Dealing with someone suffering from BPD takes good personal boundaries and more patience than you ever thought you had in you. There are days when you feel their need is a bottomless pit. People with Borderline Personality Disorder usually have a very poor sense of who they are and what they're worth, and they look to other people to give them these things.
The first thing to learn is that you cannot give anyone a sense of self-worth. All of us have to find that for ourselves. People with BPD have to learn to know and love themselves through professional therapy and hard work. Your job is to support and encourage their efforts as they go through this process. It may take them a long time to overcome their disorder, and may take a long time even to seek professional help. This is where the patience comes in.

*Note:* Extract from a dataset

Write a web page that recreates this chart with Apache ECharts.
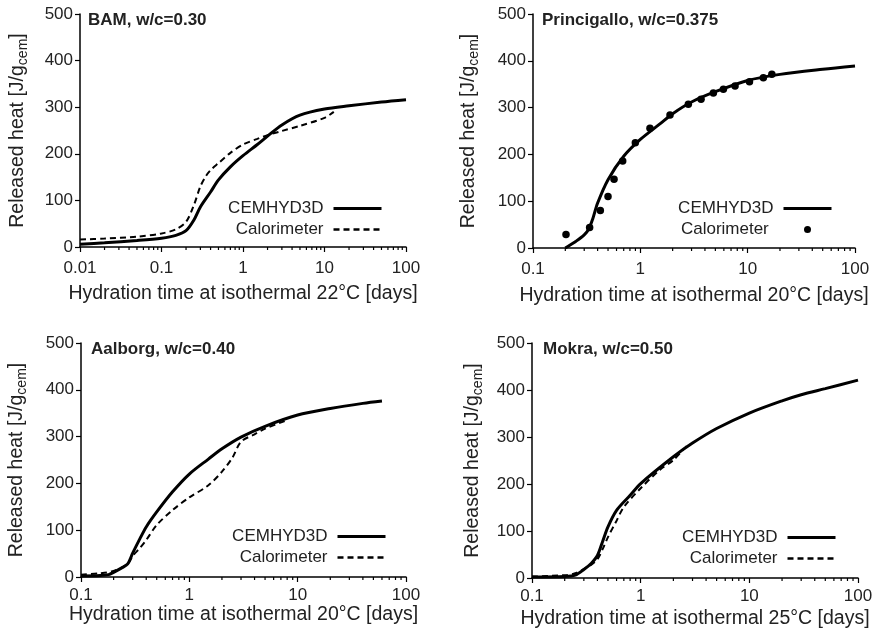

Here are a four types of behavior to expect and how to handle them.
Your loved one will probably have sudden and violent mood swings. If she's hurting herself or threatening to hurt herself, call a professional-her therapist or doctor, or even the police if she's in serious danger. If there's no immediate danger it's best to be calm and soothing and let the mood run its course. Remember that it's not about you, and it's not up to you to fix it. It's about all the pain behind her illness.
Your loved one will also probably hate you sometimes. People with BPD are prone to "splitting." They don't think of people as good but imperfect, they think of them as alternately perfect or awful according to what you've done last. Something as simple as being late home from work can seem to them like total abandonment. Your loved one may yell and scream and say you hate him, that you've never loved him, or insult you. Resist the temptation to yell back; it won't help either of you. Be as calm and reassuring as you can manage and remember that it's not really about you. You might try redirecting the conversation and saying something positive. "I'm sorry my meeting ran late but we can still go out to dinner" might appease him, and if it doesn't you may have to let the anger work itself out. Leave the room if you have to, but try not to leave mad.
These next two are where good personal boundaries are especially important. It's hard to find a balance between helping your loved one and enabling unhealthy behavior. You may want to seek advice from a professional or support group as you try to maintain that balance.
Your loved one will probably do things that seem strange, rude or irresponsible. He might drift from job to job, or act out sexually, or embarrass you in social situations. You can do your best to encourage better behavior but you can't force him to conform to your standards. It helps to remember that this kind of self-sabotage hurts him even more than it hurts you. Concentrate on being as healthy and stable as possible yourself, and set limits for yourself. Decide how far you will go to bail your loved one out and stick to that. If you shield him from every consequence of his behavior he won't find his own strength.
Your loved one may make dramatic gestures, like threatening to leave you or commit suicide, expecting you to prove your love or save him or her. She may pick fights or manipulate you emotionally just to hear you proclaim your undying love and devotion. Be reassuring, but don't be afraid to tell your loved one (as nicely as possible) that this behavior is not necessary or healthy. Try not to add to the drama-don't panic or make dramatic gestures. People with BPD want that in the short term, but in the long term they need you to be stable and not feed into the drama.
Dealing with Borderline Personality Disorder can be exhausting, but people with this disorder appreciate it more than they can express. You can be an invaluable support in their ever-shifting and frightening mental world.